Your specialist doctor and nurse will explain the aims of your treatment and what it involves. They will talk to you about treatment benefits and disadvantages. They will also explain the risks and side effects.

Deciding on the treatments that are right for you is a decision you make in partnership with your doctor. Make sure you have enough information and time to help you make treatment decisions.

Monitoring (observation)

If a meningioma is small and not causing symptoms, you may not need treatment straightaway. Most meningiomas are very slow-growing and some people won’t need treatment for a long time. You can delay treatment until it is needed.

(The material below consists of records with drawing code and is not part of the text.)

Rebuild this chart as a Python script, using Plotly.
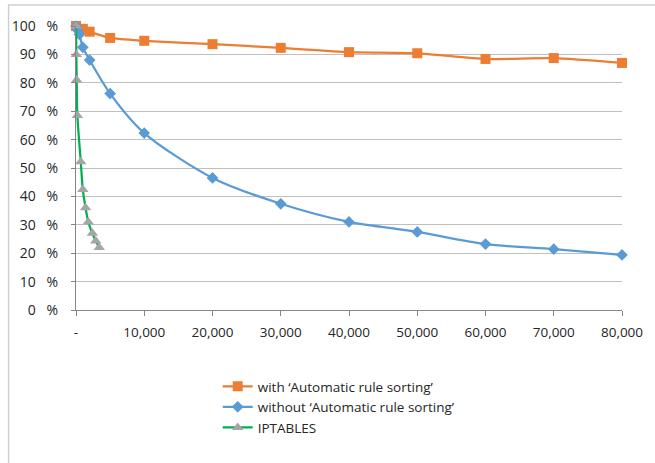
import plotly.graph_objects as go

# ---- data ----
with_x = [0, 1000, 2000, 5000, 10000, 20000, 30000, 40000, 50000, 60000, 70000, 80000]
with_y = [100, 99, 98, 95.8, 94.8, 93.6, 92.3, 90.8, 90.4, 88.4, 88.7, 87.0]

without_x = [0, 250, 500, 1000, 2000, 5000, 10000, 20000, 30000, 40000, 50000, 60000, 70000, 80000]
without_y = [100, 98.5, 97, 92.5, 88, 76.2, 62.3, 46.5, 37.4, 31, 27.5, 23.2, 21.4, 19.4]

ipt_x = [0, 50, 100, 200, 700, 1000, 1400, 1800, 2400, 2900, 3400]
ipt_y = [100, 90, 81, 68.5, 52.2, 42.4, 36, 31, 27, 24.3, 22]

y_ticks = [0, 10, 20, 30, 40, 50, 60, 70, 80, 90, 100]
x_ticks = [0, 10000, 20000, 30000, 40000, 50000, 60000, 70000, 80000]
x_tick_text = ["-", "10,000", "20,000", "30,000", "40,000", "50,000", "60,000", "70,000", "80,000"]

names = ["with \u2018Automatic rule sorting\u2019",
         "without \u2018Automatic rule sorting\u2019",
         "IPTABLES"]

FIG_SP = "\u2007"
y_tick_text = [f"{v:>3}".replace(" ", FIG_SP) + "\u00a0\u00a0\u00a0%" for v in y_ticks]

font = "Open Sans"
txt_col = "#262626"

fig = go.Figure()
fig.add_trace(go.Scatter(
    x=with_x, y=with_y, name=names[0], mode="lines+markers", legendgroup="a",
    line=dict(color="#ED7D31", width=2.25, shape="spline", smoothing=0.6),
    marker=dict(symbol="square", size=10, color="#ED7D31"), cliponaxis=False,
))
fig.add_trace(go.Scatter(
    x=without_x, y=without_y, name=names[1], mode="lines+markers", legendgroup="b",
    line=dict(color="#5B9BD5", width=2.25, shape="spline", smoothing=0.8),
    marker=dict(symbol="diamond", size=9, color="#5B9BD5"), cliponaxis=False,
))
fig.add_trace(go.Scatter(
    x=ipt_x, y=ipt_y, name=names[2], mode="lines+markers", legendgroup="c",
    line=dict(color="#00B050", width=2.25, shape="spline", smoothing=0.8),
    marker=dict(symbol="triangle-up", size=10, color="#A5A5A5"), cliponaxis=False,
))

fig.update_layout(
    width=655, height=463,
    margin=dict(l=75, r=29, t=26, b=153),
    paper_bgcolor="white", plot_bgcolor="white",
    font=dict(family=font, size=13.5, color=txt_col),
    showlegend=True,
    legend=dict(
        x=(218 - 75) / 551, xanchor="left",
        y=(310 - 371) / 284, yanchor="top",
        font=dict(family=font, size=13.5, color=txt_col),
        tracegroupgap=3, bgcolor="rgba(0,0,0,0)",
        traceorder="normal",
    ),
    xaxis=dict(
        range=[0, 80000], tickvals=x_ticks, ticktext=x_tick_text,
        showgrid=False, zeroline=False,
        showline=True, linecolor="#868686", linewidth=1,
        ticks="outside", ticklen=5, tickcolor="#868686",
        tickfont=dict(family=font, size=13.5, color=txt_col),
        ticklabelstandoff=5,
    ),
    yaxis=dict(
        range=[0, 100], tickvals=y_ticks, ticktext=y_tick_text,
        showgrid=True, gridcolor="#BFBFBF", gridwidth=1, zeroline=False,
        showline=True, linecolor="#868686", linewidth=1,
        ticks="outside", ticklen=4, tickcolor="#868686",
        tickfont=dict(family=font, size=14, color=txt_col),
        ticklabelstandoff=10,
    ),
    shapes=[dict(
        type="rect", xref="paper", yref="paper",
        x0=(7 - 75) / 551, x1=1.1, y0=-0.7, y1=(310 - 5) / 284,
        line=dict(color="#D0D0D0", width=1.5), layer="below",
    )],
)

fig.write_html("out.html")
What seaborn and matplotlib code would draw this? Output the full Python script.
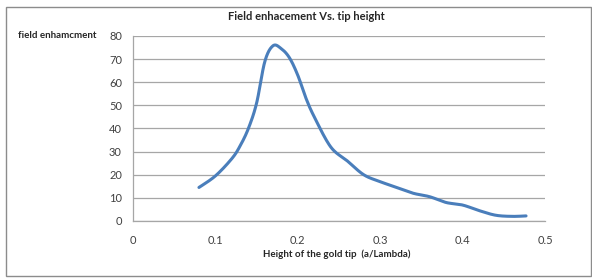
import numpy as np
import pandas as pd
import seaborn as sns
from matplotlib import pyplot as plt
from matplotlib.patches import Rectangle

# values
tip_height = [0.08, 0.10, 0.12, 0.13, 0.14, 0.15, 0.16, 0.17, 0.18, 0.19, 0.20, 0.21, 0.22,
              0.24, 0.26, 0.28, 0.30, 0.32, 0.34, 0.36, 0.38, 0.40, 0.42, 0.44, 0.46, 0.477]
enhancement = [14.5, 19.5, 27.0, 32.5, 40.0, 51.0, 69.0, 75.8, 74.5, 70.5, 63.0, 53.0, 45.0,
               32.0, 26.0, 20.0, 17.0, 14.5, 12.0, 10.5, 8.0, 6.9, 4.5, 2.5, 2.0, 2.2]
x_ticks = [0, 0.1, 0.2, 0.3, 0.4, 0.5]
y_ticks = [0, 10, 20, 30, 40, 50, 60, 70, 80]


def smooth(xs, ys, n=20):
    # catmull-rom, roughly what excel's "smoothed line" does
    p = np.column_stack([xs, ys])
    p = np.vstack([p[0], p, p[-1]])
    out = []
    for i in range(1, len(p) - 2):
        p0, p1, p2, p3 = p[i - 1], p[i], p[i + 1], p[i + 2]
        t = np.linspace(0, 1, n, endpoint=False)[:, None]
        c1 = p1 + (p2 - p0) / 6
        c2 = p2 - (p3 - p1) / 6
        out.append((1 - t) ** 3 * p1 + 3 * (1 - t) ** 2 * t * c1 + 3 * (1 - t) * t ** 2 * c2 + t ** 3 * p2)
    out.append(p[-2][None, :])
    out = np.vstack(out)
    return out[:, 0], out[:, 1]


sx, sy = smooth(tip_height, enhancement)
df = pd.DataFrame({"x": sx, "y": sy})

sns.set_style("white")
plt.rcParams['font.family'] = ['Lato', 'DejaVu Sans']

fig = plt.figure(figsize=(5.92, 2.79), dpi=100)
ax = fig.add_axes([0.2247, 0.2079, 0.6959, 0.6631])

sns.lineplot(data=df, x="x", y="y", sort=False, color="#4A7EBB", linewidth=2.2, ax=ax)

ax.set_xlim(0, 0.5)
ax.set_ylim(0, 80)
ax.set_xticks(x_ticks)
ax.set_xticklabels([f"{t:g}" for t in x_ticks])
ax.set_yticks(y_ticks)
ax.grid(axis="y", color="#A6A6A6", linewidth=0.9)
ax.set_axisbelow(True)
for s in ["top", "right"]:
    ax.spines[s].set_visible(False)
for s in ["left", "bottom"]:
    ax.spines[s].set_color("#A6A6A6")
    ax.spines[s].set_linewidth(0.9)
ax.tick_params(axis="both", direction="out", length=4, width=0.9, color="#A6A6A6",
               labelsize=8, labelcolor="#404040", pad=4)
ax.tick_params(axis="x", pad=6)
ax.set_xlabel("")
ax.set_ylabel("")

fig.text(0.518, 0.94, "Field enhacement Vs. tip height", ha="center", va="center",
         fontsize=8, fontweight="bold")
fig.text(0.03, 0.871, "field enhamcment", ha="left", va="center",
         fontsize=7, fontweight="bold")
fig.text(0.569, 0.09, "Height of the gold tip  (a/Lambda)", ha="center", va="center",
         fontsize=7, fontweight="bold")

fig.patches.append(Rectangle((0.010, 0.010), 0.988, 0.965, transform=fig.transFigure,
                             fill=False, edgecolor="#8C8C8C", linewidth=1.0))

fig.savefig("out.png", dpi=100)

You will have regular scans to monitor for any changes in the tumour. You will also have regular appointments with your specialist who will asses you and check for any new symptoms.


Where possible, surgery is the main treatment for meningioma. In many cases, meningiomas are removed completely without any further treatment. If the surgeon cannot remove the tumour completely, they may suggest you have radiotherapy to get rid of any remaining cells.

Your surgeon will explain what the operation will involve. They will talk to you about the complications and risks.

It can take a while to recover after surgery so it’s important to take good care of yourself. Get plenty of rest, try to eat well and follow the advice given by your surgeon and specialist nurse.

Some people may need extra support to help with their recovery. This may be from a physiotherapist who can help you to improve your balance, walking or strength. Occupational therapists can provide equipment and help you be more independent. Other services such as speech therapy or psychological support are also available.

Sometimes an operation is not possible. This may be because the position of the tumour makes it too difficult to reach and surgery would not be safe. Radiotherapy can be used instead.


Radiotherapy treatment uses high-energy rays to destroy the tumour cells. Your cancer doctor (oncologist) will tell you how long your treatment will last for and the type of radiotherapy you will have.

Radiotherapy may be used:

  • on its own when surgery is not possible
  • after surgery for benign meningiomas that cannot be completely removed.
  • after surgery to reduce the chance of a meningioma coming back.

Sometimes doctors use a type of radiotherapy called stereotactic radiotherapy. Targeted beams of radiotherapy are given from different angles and cross at the point of the tumour. This allows larger doses of to be given precisely to the tumour and very low doses to the surrounding tissues. Stereotactic radiotherapy can be given as individual sessions over a number of weeks. Another technique called radiosurgery (or gamma knife treatment) can also be used. It doesn’t involve any surgery. You have it in one session over a few hours. You may have radiosurgery if you have a small tumour.

We have more detailed information about stereotactic surgery.


Chemotherapy is the use of anti-cancer (cytotoxic) drugs to destroy cancer cells. It is rarely used to treat meningiomas.

Treatments to control symptoms

Steroids help to reduce the swelling around a tumour. You may be given them after surgery or radiotherapy. Some of the side effects include indigestion, weight gain, restlessness, agitation and sleep disturbance. Let your doctor or nurse know if these are causing problems or you notice any other effects. Taking steroids with food can help reduce indigestion.

If you have seizures (fits), you will be given drugs called anticonvulsants to help prevent them.

It’s very important to take these drugs exactly as your specialist doctor has prescribed them.


You may not be allowed to drive for a period of time, depending on the treatment you have had and if you have had any seizures (fits). Although this can be upsetting, it’s important to follow the advice you are given. Your doctor will ask you to contact the Driver & Vehicle Licensing Agency (DVLA). It is your responsibility to contact the DVLA. Your doctor or nurse will explain what you need to do.